In a world that denies emotions, where the ruling Psy punish any sign of desire, Sascha Duncan must conceal the feelings that brand her as flawed. To reveal them would be to sentence herself to the horror of “rehabilitation” – the complete psychic erasure of everything she ever was…
Both human and animal, Lucas Hunter is a changeling hungry for the very sensations the Psy disdain. After centuries of uneasy coexistence, these two races are now on the verge of war over the brutal murders of several changeling women. Lucas is determined to find the Psy killer who butchered his packmate, and Sascha is his ticket into their closely guarded society. But he soon discovers that this ice-cold Psy is very capable of passion – and that the animal in him is fascinated by her. Caught between their conflicting worlds, Lucas and Sascha must remain bound to their identities – or sacrifice everything for a taste of darkest temptation.
Singh is one of the big names in paranormal romance and while I have read from her Guild Hunter series this was my first foray into the world of Psy-Changelings. While I had no idea what I was in for I like what I found.
The Psy are Borg-like, shunning emotion and sharing a hive mind of sorts. Uniformity and logic rule. Changelings are were creatures that burst with emotion and sensual energy. I see why this series is at sixteen books and counting – a romance between such opposites is a gold mine of internal conflict, and the mechanics of the world provide all the external oomph you could need.
A series opener like Slave to Sensation could be overloaded with info dumps but the romance balances out the world building nicely. While part of me would love some more back story I’m more than willing to let it play out in the many books ahead.

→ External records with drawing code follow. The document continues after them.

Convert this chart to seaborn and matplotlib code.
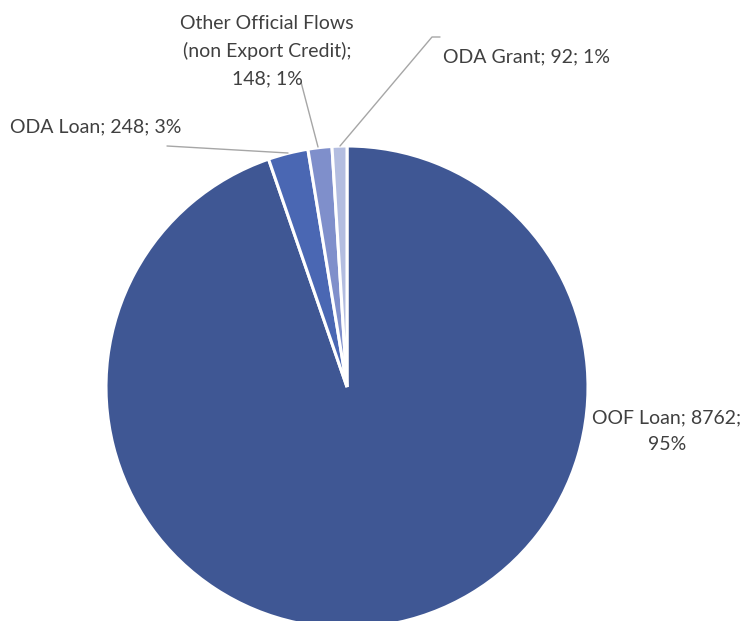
import matplotlib
matplotlib.use("Agg")
import matplotlib.pyplot as plt
import seaborn as sns

sns.set_theme(style="white")
plt.rcParams["font.family"] = ["Lato", "DejaVu Sans"]

categories = ["OOF Loan", "ODA Loan", "Other Official Flows\n(non Export Credit)", "ODA Grant"]
values = [8762, 248, 148, 92]
percent_labels = [95, 3, 1, 1]
colors = ["#3F5794", "#4A67B3", "#7F8FCB", "#B3BDE0"]

W, H = 745, 621
fig = plt.figure(figsize=(W / 100, H / 100), dpi=100)
ax = fig.add_axes([0, 0, 1, 1])

cx, cy, r = 347, H - 387, 241
ax.pie(values, colors=colors, startangle=90, counterclock=False,
       center=(cx, cy), radius=r, frame=True,
       wedgeprops=dict(edgecolor="white", linewidth=2.2))
ax.set_xlim(0, W)
ax.set_ylim(0, H)
ax.set_aspect("equal")
ax.axis("off")

txt = dict(color="#404040", fontsize=14)
lead = dict(color="#A6A6A6", lw=1)

def y(p):
    return H - p

# OOF Loan
ax.text(667, y(431), f"{categories[0]}; {values[0]};\n{percent_labels[0]}%",
        ha="center", va="center", linespacing=1.7, **txt)
# ODA Loan
ax.text(10, y(127), f"{categories[1]}; {values[1]}; {percent_labels[1]}%",
        ha="left", va="center", **txt)
ax.plot([167, 288], [y(146), y(153)], **lead)
# Other official flows
ax.text(267, y(51), f"{categories[2]};\n{values[2]}; {percent_labels[2]}%",
        ha="center", va="center", linespacing=1.7, **txt)
ax.plot([301, 318], [y(82), y(147)], **lead)
# ODA Grant
ax.text(443, y(57), f"{categories[3]}; {values[3]}; {percent_labels[3]}%",
        ha="left", va="center", **txt)
ax.plot([340, 432, 440], [y(146), y(37), y(37)], **lead)

fig.savefig("out.png", dpi=100, facecolor="white")
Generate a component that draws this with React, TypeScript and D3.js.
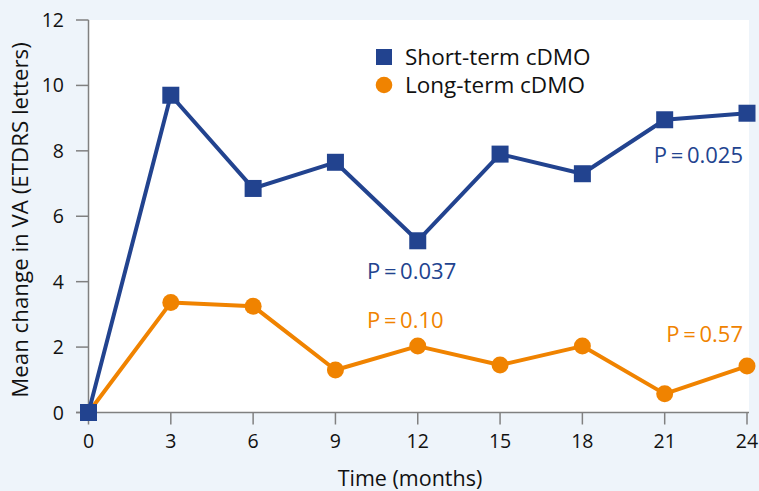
import React from "react";
import * as d3 from "d3";

const months = [0, 3, 6, 9, 12, 15, 18, 21, 24];
const shortTerm = [0, 9.7, 6.85, 7.65, 5.25, 7.9, 7.3, 8.95, 9.15];
const longTerm = [0, 3.36, 3.25, 1.3, 2.03, 1.45, 2.03, 0.57, 1.42];
const yTicks = [0, 2, 4, 6, 8, 10, 12];
const xTicks = [0, 3, 6, 9, 12, 15, 18, 21, 24];
const seriesNames = ["Short-term cDMO", "Long-term cDMO"];
const annotations = [
  { text: "P\u2009=\u20090.025", x: 24, y: 7.63, color: "blue", anchor: "end" },
  { text: "P\u2009=\u20090.037", x: 10, y: 4.08, color: "blue", anchor: "start" },
  { text: "P\u2009=\u20090.10", x: 10, y: 2.58, color: "orange", anchor: "start" },
  { text: "P\u2009=\u20090.57", x: 24, y: 2.16, color: "orange", anchor: "end" },
];

const W = 759;
const H = 491;
const BLUE = "#22438f";
const ORANGE = "#f08300";
const FONT = "'Open Sans', 'Noto Sans', sans-serif";

export default function App() {
  const x = d3.scaleLinear().domain([0, 24]).range([88.5, 747]);
  const y = d3.scaleLinear().domain([0, 12]).range([412.5, 20]);
  const line = d3
    .line<number>()
    .x((_, i) => x(months[i]))
    .y((d) => y(d));

  return (
    <svg
      width={W}
      height={H}
      style={{ position: "absolute", left: 0, top: 0 }}
      fontFamily={FONT}
    >
      <rect x={0} y={0} width={W} height={H} fill="#eef4fa" />
      <rect x={x(0)} y={y(12)} width={749 - x(0)} height={y(0) - y(12)} fill="#ffffff" />

      {/* Y axis */}
      <line x1={x(0)} x2={x(0)} y1={y(12)} y2={y(0)} stroke="#808080" strokeWidth={1.5} />
      {yTicks.map((t) => (
        <g key={"y" + t}>
          <line x1={76} x2={x(0)} y1={y(t)} y2={y(t)} stroke="#808080" strokeWidth={1.5} />
          <text x={64} y={y(t)} dy="0.36em" textAnchor="end" fontSize={19.5} fill="#111">
            {t}
          </text>
        </g>
      ))}
      {/* X axis */}
      <line x1={76} x2={749} y1={y(0)} y2={y(0)} stroke="#808080" strokeWidth={1.5} />
      {xTicks.map((t) => (
        <g key={"x" + t}>
          <line x1={x(t)} x2={x(t)} y1={y(0)} y2={y(0) + 12} stroke="#808080" strokeWidth={1.5} />
          <text x={x(t)} y={448} textAnchor="middle" fontSize={19.5} fill="#111">
            {t}
          </text>
        </g>
      ))}
      <text x={410} y={486} textAnchor="middle" fontSize={21.5} fill="#111">
        Time (months)
      </text>
      <text
        transform={`translate(28, ${220}) rotate(-90)`}
        textAnchor="middle"
        fontSize={22.3}
        fill="#111"
      >
        Mean change in VA (ETDRS letters)
      </text>

      {/* Long-term series */}
      <path d={line(longTerm) || ""} fill="none" stroke={ORANGE} strokeWidth={4} strokeLinejoin="round" />
      {longTerm.map((v, i) => (
        <circle key={"l" + i} cx={x(months[i])} cy={y(v)} r={8.5} fill={ORANGE} />
      ))}

      {/* Short-term series */}
      <path d={line(shortTerm) || ""} fill="none" stroke={BLUE} strokeWidth={4} strokeLinejoin="round" />
      {shortTerm.map((v, i) => (
        <rect key={"s" + i} x={x(months[i]) - 8.5} y={y(v) - 8.5} width={17} height={17} fill={BLUE} />
      ))}

      {/* Annotations */}
      {annotations.map((a) => (
        <text
          key={a.text}
          x={a.anchor === "end" ? 743 : 367}
          y={y(a.y)}
          textAnchor={a.anchor as any}
          fontSize={22}
          fill={a.color === "blue" ? BLUE : ORANGE}
        >
          {a.text}
        </text>
      ))}

      {/* Legend */}
      <rect x={376} y={49} width={16} height={16} fill={BLUE} />
      <text x={405} y={65} fontSize={22.5} fill="#111">
        {seriesNames[0]}
      </text>
      <circle cx={384} cy={85} r={8.3} fill={ORANGE} />
      <text x={405} y={93} fontSize={22.5} fill="#111">
        {seriesNames[1]}
      </text>
    </svg>
  );
}
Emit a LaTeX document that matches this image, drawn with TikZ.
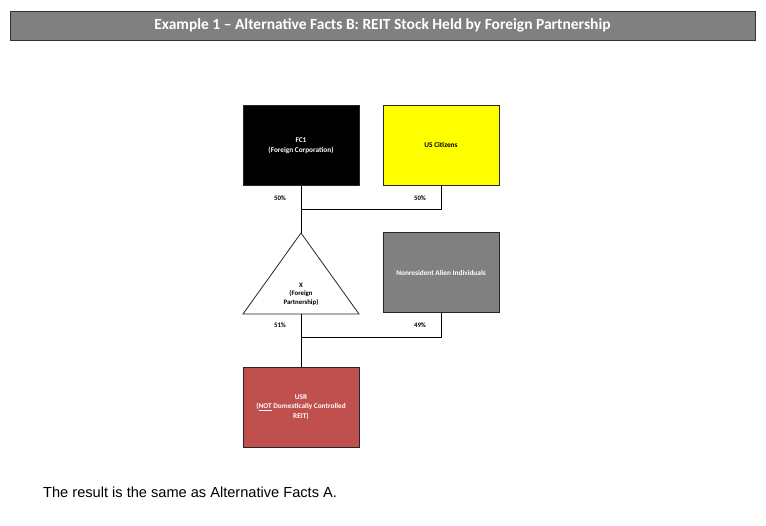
\documentclass[tikz,border=0pt]{standalone}
\usepackage{fontspec}
\setmainfont{Carlito}
\newfontfamily\arialf{Liberation Sans}
\definecolor{bargray}{RGB}{128,128,128}
\definecolor{naigray}{RGB}{128,128,128}
\definecolor{usrred}{RGB}{192,80,77}
\definecolor{usyellow}{RGB}{255,255,0}
\newcommand{\myul}[1]{\setbox0\hbox{#1}\rlap{\rule[-1.2pt]{\wd0}{0.45pt}}\box0\relax}
\begin{document}
\begin{tikzpicture}[x=1pt,y=-1pt,
  box/.style={draw=black!85,line width=0.8pt,minimum width=116pt,minimum height=80pt,inner sep=0pt,align=center,font=\bfseries\fontsize{7.3}{9.5}\selectfont},
  pct/.style={font=\bfseries\fontsize{6.8}{8}\selectfont,inner sep=0pt},
  conn/.style={draw=black,line width=0.8pt}]
\useasboundingbox (0,0) rectangle (766,525);
\node[draw=black!80,fill=bargray,line width=0.8pt,minimum width=745pt,minimum height=29pt,inner sep=0pt,text=white,font=\bfseries\fontsize{15.5}{17}\selectfont] (title) at (382.5,25.5) {Example 1 -- Alternative Facts B: REIT Stock Held by Foreign Partnership};
\node[box,fill=black,text=white] (fc1) at (301,145.5) {FC1\\(Foreign Corporation)};
\node[box,fill=usyellow,text=black] (us) at (441,145) {US Citizens};
\node[box,fill=naigray,text=white] (nai) at (441,272.5) {Nonresident Alien Individuals};
\node[box,fill=usrred,text=white] (usr) at (301,407) {USR\\(\myul{NOT} Domestically Controlled\\REIT)};
\coordinate (tA) at (301,233);
\coordinate (tL) at (243,314);
\coordinate (tR) at (359,314);
\coordinate (tB) at (301,314);
\draw[fill=white,draw=black!85,line width=0.8pt] (tA) -- (tL) -- (tR) -- cycle;
\node[align=center,inner sep=0pt,font=\bfseries\fontsize{6.8}{8.5}\selectfont] (x) at (301,294) {X\\(Foreign\\Partnership)};
\coordinate (j1) at (301,209);
\coordinate (j2) at (301,337);
\draw[conn] (fc1.south) -- (tA);
\draw[conn] (us.south) |- (j1);
\draw[conn] (tB) -- (usr.north);
\draw[conn] (nai.south) |- (j2);
\node[pct] (p1) at (280,198) {50\%};
\node[pct] (p2) at (420,198) {50\%};
\node[pct] (p3) at (280,325) {51\%};
\node[pct] (p4) at (420,325) {49\%};
\node[anchor=base west,inner sep=0pt,font=\arialf\fontsize{14.6}{17}\selectfont] (res) at (43,497) {The result is the same as Alternative Facts A.};
\end{tikzpicture}
\end{document}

As for the romance itself… it’s okay. Lucas is sexy as all get out and respects Sascha’s professional abilities from day one, which is much appreciated. Once the action plot kicks in, though, I got annoyed. Any time the heroine is offered up as bad guy bait my mental alarm bells go off. Luckily she’s not too stupid to live, and the way things went down stayed just this side of forgivable, but I’d rather it not happen in the first place.
A negative note, to be sure, but I’m excited to continue the series. The world Singh is building holds a lot of promise and fans clamoring for volume eleven-zillion of a series can’t steer me too wrong.